[start of Data excerpt]

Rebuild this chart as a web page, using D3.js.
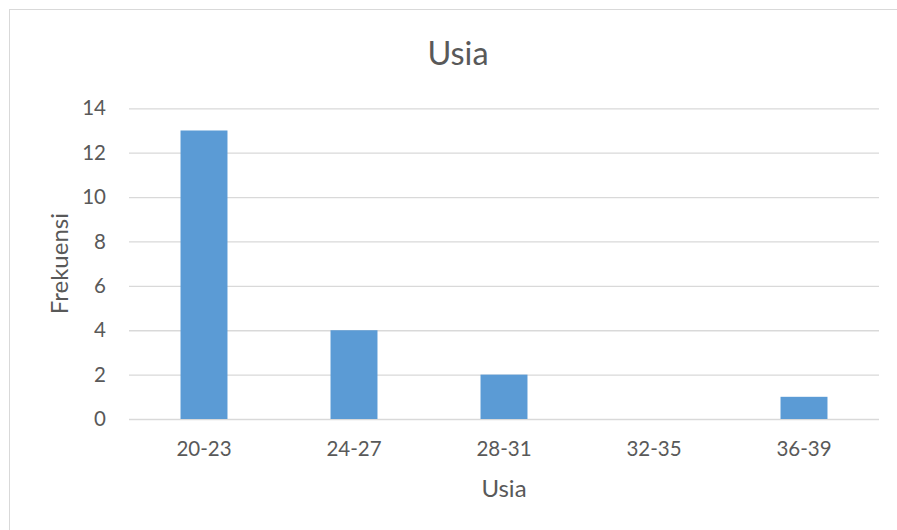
<!DOCTYPE html>
<html>
<head>
<meta charset="utf-8">
<script src="https://cdn.jsdelivr.net/npm/d3@7"></script>
<style>
  html, body { margin: 0; padding: 0; background: #fff; }
  svg { display: block; font-family: Lato, "Open Sans", sans-serif; }
</style>
</head>
<body>
<svg id="chart" width="897" height="530"></svg>
<script>
const categories = ["20-23", "24-27", "28-31", "32-35", "36-39"];
const values = [13, 4, 2, 0, 1];
const yTicks = [0, 2, 4, 6, 8, 10, 12, 14];
const chartTitle = "Usia";
const xTitle = "Usia";
const yTitle = "Frekuensi";

const svg = d3.select("#chart");
const W = 897, H = 530;
const plot = { left: 129, right: 879, top: 108.3, bottom: 419 };
const textColor = "#595959";
const gridColor = "#D9D9D9";

// chart area border (only top and left visible)
svg.append("rect")
  .attr("x", 9.5).attr("y", 9.5)
  .attr("width", 910).attr("height", 540)
  .attr("fill", "#fff").attr("stroke", gridColor).attr("stroke-width", 1);

const x = d3.scaleBand()
  .domain(categories)
  .range([plot.left, plot.right])
  .paddingInner(0.687)
  .paddingOuter(0.3435);

const y = d3.scaleLinear()
  .domain([0, 14])
  .range([plot.bottom, plot.top]);

// gridlines + y tick labels
const yAxis = d3.axisLeft(y)
  .tickValues(yTicks)
  .tickSize(-(plot.right - plot.left))
  .tickPadding(23)
  .tickFormat(d3.format("d"));

const gy = svg.append("g")
  .attr("transform", `translate(${plot.left},0)`)
  .call(yAxis);
gy.select(".domain").remove();
gy.selectAll(".tick line").attr("stroke", gridColor).attr("stroke-width", 1.3);
gy.selectAll(".tick text")
  .attr("fill", textColor)
  .style("font-size", "20.5px")
  .style("font-family", "Lato, 'Open Sans', sans-serif");

// bars
svg.append("g").selectAll("rect")
  .data(categories.map((c, i) => ({ c, v: values[i] })))
  .join("rect")
  .attr("x", d => x(d.c))
  .attr("width", x.bandwidth())
  .attr("y", d => y(d.v))
  .attr("height", d => y(0) - y(d.v))
  .attr("fill", "#5B9BD5");

// x axis labels
const xAxis = d3.axisBottom(x).tickSize(0).tickPadding(22);
const gx = svg.append("g")
  .attr("transform", `translate(0,${plot.bottom})`)
  .call(xAxis);
gx.select(".domain").remove();
gx.selectAll(".tick text")
  .attr("fill", textColor)
  .style("font-size", "20.5px")
  .style("font-family", "Lato, 'Open Sans', sans-serif");

// titles
svg.append("text")
  .attr("x", 458).attr("y", 65)
  .attr("text-anchor", "middle")
  .attr("fill", textColor)
  .style("font-size", "32.5px")
  .text(chartTitle);

svg.append("text")
  .attr("x", (plot.left + plot.right) / 2).attr("y", 497)
  .attr("text-anchor", "middle")
  .attr("fill", textColor)
  .style("font-size", "24px")
  .text(xTitle);

svg.append("text")
  .attr("transform", `translate(68,${(plot.top + plot.bottom) / 2}) rotate(-90)`)
  .attr("text-anchor", "middle")
  .attr("fill", textColor)
  .style("font-size", "24px")
  .text(yTitle);
</script>
</body>
</html>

[end of Data excerpt]

Repeat the full listing above exactly, with no pictures in the copy.

| Output for this task |
Rebuild this chart as a web page, using D3.js.
<!DOCTYPE html>
<html>
<head>
<meta charset="utf-8">
<script src="https://cdn.jsdelivr.net/npm/d3@7"></script>
<style>
  html, body { margin: 0; padding: 0; background: #fff; }
  svg { display: block; font-family: Lato, "Open Sans", sans-serif; }
</style>
</head>
<body>
<svg id="chart" width="897" height="530"></svg>
<script>
const categories = ["20-23", "24-27", "28-31", "32-35", "36-39"];
const values = [13, 4, 2, 0, 1];
const yTicks = [0, 2, 4, 6, 8, 10, 12, 14];
const chartTitle = "Usia";
const xTitle = "Usia";
const yTitle = "Frekuensi";

const svg = d3.select("#chart");
const W = 897, H = 530;
const plot = { left: 129, right: 879, top: 108.3, bottom: 419 };
const textColor = "#595959";
const gridColor = "#D9D9D9";

// chart area border (only top and left visible)
svg.append("rect")
  .attr("x", 9.5).attr("y", 9.5)
  .attr("width", 910).attr("height", 540)
  .attr("fill", "#fff").attr("stroke", gridColor).attr("stroke-width", 1);

const x = d3.scaleBand()
  .domain(categories)
  .range([plot.left, plot.right])
  .paddingInner(0.687)
  .paddingOuter(0.3435);

const y = d3.scaleLinear()
  .domain([0, 14])
  .range([plot.bottom, plot.top]);

// gridlines + y tick labels
const yAxis = d3.axisLeft(y)
  .tickValues(yTicks)
  .tickSize(-(plot.right - plot.left))
  .tickPadding(23)
  .tickFormat(d3.format("d"));

const gy = svg.append("g")
  .attr("transform", `translate(${plot.left},0)`)
  .call(yAxis);
gy.select(".domain").remove();
gy.selectAll(".tick line").attr("stroke", gridColor).attr("stroke-width", 1.3);
gy.selectAll(".tick text")
  .attr("fill", textColor)
  .style("font-size", "20.5px")
  .style("font-family", "Lato, 'Open Sans', sans-serif");

// bars
svg.append("g").selectAll("rect")
  .data(categories.map((c, i) => ({ c, v: values[i] })))
  .join("rect")
  .attr("x", d => x(d.c))
  .attr("width", x.bandwidth())
  .attr("y", d => y(d.v))
  .attr("height", d => y(0) - y(d.v))
  .attr("fill", "#5B9BD5");

// x axis labels
const xAxis = d3.axisBottom(x).tickSize(0).tickPadding(22);
const gx = svg.append("g")
  .attr("transform", `translate(0,${plot.bottom})`)
  .call(xAxis);
gx.select(".domain").remove();
gx.selectAll(".tick text")
  .attr("fill", textColor)
  .style("font-size", "20.5px")
  .style("font-family", "Lato, 'Open Sans', sans-serif");

// titles
svg.append("text")
  .attr("x", 458).attr("y", 65)
  .attr("text-anchor", "middle")
  .attr("fill", textColor)
  .style("font-size", "32.5px")
  .text(chartTitle);

svg.append("text")
  .attr("x", (plot.left + plot.right) / 2).attr("y", 497)
  .attr("text-anchor", "middle")
  .attr("fill", textColor)
  .style("font-size", "24px")
  .text(xTitle);

svg.append("text")
  .attr("transform", `translate(68,${(plot.top + plot.bottom) / 2}) rotate(-90)`)
  .attr("text-anchor", "middle")
  .attr("fill", textColor)
  .style("font-size", "24px")
  .text(yTitle);
</script>
</body>
</html>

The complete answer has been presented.